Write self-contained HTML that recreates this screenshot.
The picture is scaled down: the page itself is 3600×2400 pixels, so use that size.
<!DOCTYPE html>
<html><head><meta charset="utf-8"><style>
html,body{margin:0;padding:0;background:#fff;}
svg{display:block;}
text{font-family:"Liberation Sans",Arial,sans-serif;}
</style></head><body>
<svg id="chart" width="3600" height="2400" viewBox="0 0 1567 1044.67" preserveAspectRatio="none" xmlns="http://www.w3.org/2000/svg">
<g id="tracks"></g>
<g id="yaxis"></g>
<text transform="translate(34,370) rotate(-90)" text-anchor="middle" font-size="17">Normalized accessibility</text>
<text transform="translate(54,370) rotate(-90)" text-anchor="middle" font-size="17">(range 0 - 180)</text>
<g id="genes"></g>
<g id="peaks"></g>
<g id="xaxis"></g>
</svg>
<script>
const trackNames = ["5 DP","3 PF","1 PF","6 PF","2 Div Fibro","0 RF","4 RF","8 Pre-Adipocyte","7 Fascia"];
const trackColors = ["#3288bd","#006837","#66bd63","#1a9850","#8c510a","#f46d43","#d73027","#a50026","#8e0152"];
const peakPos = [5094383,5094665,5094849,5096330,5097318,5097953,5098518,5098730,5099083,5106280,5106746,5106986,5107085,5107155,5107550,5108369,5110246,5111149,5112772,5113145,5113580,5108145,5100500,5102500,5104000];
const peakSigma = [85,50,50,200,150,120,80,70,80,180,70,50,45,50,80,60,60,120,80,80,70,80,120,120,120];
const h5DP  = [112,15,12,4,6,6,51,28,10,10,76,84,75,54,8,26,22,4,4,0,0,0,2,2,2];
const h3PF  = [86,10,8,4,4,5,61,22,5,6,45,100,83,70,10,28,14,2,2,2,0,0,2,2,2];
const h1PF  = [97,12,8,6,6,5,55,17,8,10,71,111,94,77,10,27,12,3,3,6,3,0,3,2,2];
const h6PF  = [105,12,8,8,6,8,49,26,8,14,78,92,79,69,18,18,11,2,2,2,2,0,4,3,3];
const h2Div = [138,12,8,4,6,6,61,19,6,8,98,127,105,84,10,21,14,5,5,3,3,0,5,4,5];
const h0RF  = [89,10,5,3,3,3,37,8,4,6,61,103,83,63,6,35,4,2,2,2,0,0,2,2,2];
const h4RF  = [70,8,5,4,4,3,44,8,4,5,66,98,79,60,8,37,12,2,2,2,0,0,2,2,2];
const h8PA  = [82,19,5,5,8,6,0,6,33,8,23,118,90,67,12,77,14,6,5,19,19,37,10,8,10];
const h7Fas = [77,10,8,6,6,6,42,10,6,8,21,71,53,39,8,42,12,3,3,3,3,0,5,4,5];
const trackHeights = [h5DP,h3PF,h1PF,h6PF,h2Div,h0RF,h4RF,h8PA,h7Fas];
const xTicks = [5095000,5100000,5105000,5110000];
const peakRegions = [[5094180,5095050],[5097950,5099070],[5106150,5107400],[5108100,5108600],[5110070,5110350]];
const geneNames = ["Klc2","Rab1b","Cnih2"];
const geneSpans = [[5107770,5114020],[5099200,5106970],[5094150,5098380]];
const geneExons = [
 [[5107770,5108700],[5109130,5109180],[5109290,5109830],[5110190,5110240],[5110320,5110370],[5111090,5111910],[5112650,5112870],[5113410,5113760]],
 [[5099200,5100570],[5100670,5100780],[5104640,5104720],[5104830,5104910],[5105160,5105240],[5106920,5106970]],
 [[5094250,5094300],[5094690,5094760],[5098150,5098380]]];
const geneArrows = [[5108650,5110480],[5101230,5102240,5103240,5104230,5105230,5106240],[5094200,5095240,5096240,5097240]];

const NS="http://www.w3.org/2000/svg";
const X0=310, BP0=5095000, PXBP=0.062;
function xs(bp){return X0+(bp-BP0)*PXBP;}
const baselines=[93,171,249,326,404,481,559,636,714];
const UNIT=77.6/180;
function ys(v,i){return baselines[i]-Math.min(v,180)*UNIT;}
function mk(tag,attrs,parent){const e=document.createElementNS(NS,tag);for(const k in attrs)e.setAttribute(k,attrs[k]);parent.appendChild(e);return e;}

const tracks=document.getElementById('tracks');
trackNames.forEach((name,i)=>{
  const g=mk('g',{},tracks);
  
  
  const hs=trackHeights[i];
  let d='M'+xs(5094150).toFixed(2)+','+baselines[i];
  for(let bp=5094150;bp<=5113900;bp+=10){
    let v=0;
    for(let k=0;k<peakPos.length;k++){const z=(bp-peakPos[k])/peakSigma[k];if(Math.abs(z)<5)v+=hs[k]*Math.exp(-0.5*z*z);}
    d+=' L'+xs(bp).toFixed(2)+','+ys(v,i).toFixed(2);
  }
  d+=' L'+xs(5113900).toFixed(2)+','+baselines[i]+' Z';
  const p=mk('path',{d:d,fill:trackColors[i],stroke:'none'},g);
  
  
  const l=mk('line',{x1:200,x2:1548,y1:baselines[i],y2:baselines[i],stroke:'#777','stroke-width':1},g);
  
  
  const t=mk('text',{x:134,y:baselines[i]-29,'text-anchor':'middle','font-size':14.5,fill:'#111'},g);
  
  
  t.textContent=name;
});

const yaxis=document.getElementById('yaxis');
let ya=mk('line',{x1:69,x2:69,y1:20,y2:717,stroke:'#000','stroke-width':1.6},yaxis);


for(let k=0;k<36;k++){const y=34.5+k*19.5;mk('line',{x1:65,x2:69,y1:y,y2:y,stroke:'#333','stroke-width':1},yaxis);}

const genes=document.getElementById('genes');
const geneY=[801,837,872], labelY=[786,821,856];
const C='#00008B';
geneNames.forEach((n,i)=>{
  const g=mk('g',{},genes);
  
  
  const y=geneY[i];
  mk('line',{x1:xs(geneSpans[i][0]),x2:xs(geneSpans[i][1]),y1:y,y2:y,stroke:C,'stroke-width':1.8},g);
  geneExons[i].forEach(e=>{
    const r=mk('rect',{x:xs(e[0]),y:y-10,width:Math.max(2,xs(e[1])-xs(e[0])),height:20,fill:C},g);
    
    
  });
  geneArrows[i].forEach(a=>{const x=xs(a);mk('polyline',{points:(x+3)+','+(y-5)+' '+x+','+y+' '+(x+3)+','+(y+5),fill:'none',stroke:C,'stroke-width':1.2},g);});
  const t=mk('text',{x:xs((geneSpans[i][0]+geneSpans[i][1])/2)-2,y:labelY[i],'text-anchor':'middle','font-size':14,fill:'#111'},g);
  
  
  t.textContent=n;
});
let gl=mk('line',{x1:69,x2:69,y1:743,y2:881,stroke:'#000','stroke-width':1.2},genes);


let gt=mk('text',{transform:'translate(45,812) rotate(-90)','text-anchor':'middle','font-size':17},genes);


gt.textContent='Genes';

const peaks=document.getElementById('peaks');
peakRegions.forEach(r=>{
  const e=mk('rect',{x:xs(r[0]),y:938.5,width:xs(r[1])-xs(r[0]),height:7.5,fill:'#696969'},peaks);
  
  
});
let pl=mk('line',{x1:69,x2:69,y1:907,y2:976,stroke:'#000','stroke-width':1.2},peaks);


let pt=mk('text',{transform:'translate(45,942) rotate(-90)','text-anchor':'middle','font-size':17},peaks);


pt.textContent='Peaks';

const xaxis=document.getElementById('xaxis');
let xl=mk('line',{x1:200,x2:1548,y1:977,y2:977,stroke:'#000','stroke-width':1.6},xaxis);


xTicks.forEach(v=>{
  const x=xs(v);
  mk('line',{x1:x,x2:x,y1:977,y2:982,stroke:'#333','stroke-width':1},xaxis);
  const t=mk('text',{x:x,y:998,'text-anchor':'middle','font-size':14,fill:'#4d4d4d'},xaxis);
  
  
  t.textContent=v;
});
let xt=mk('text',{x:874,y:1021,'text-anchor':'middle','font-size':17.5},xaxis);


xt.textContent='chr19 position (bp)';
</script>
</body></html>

* **Exercise task**
Scan the material above and determine how many lines include the word "that"; report only the number.

* **The completed task**
2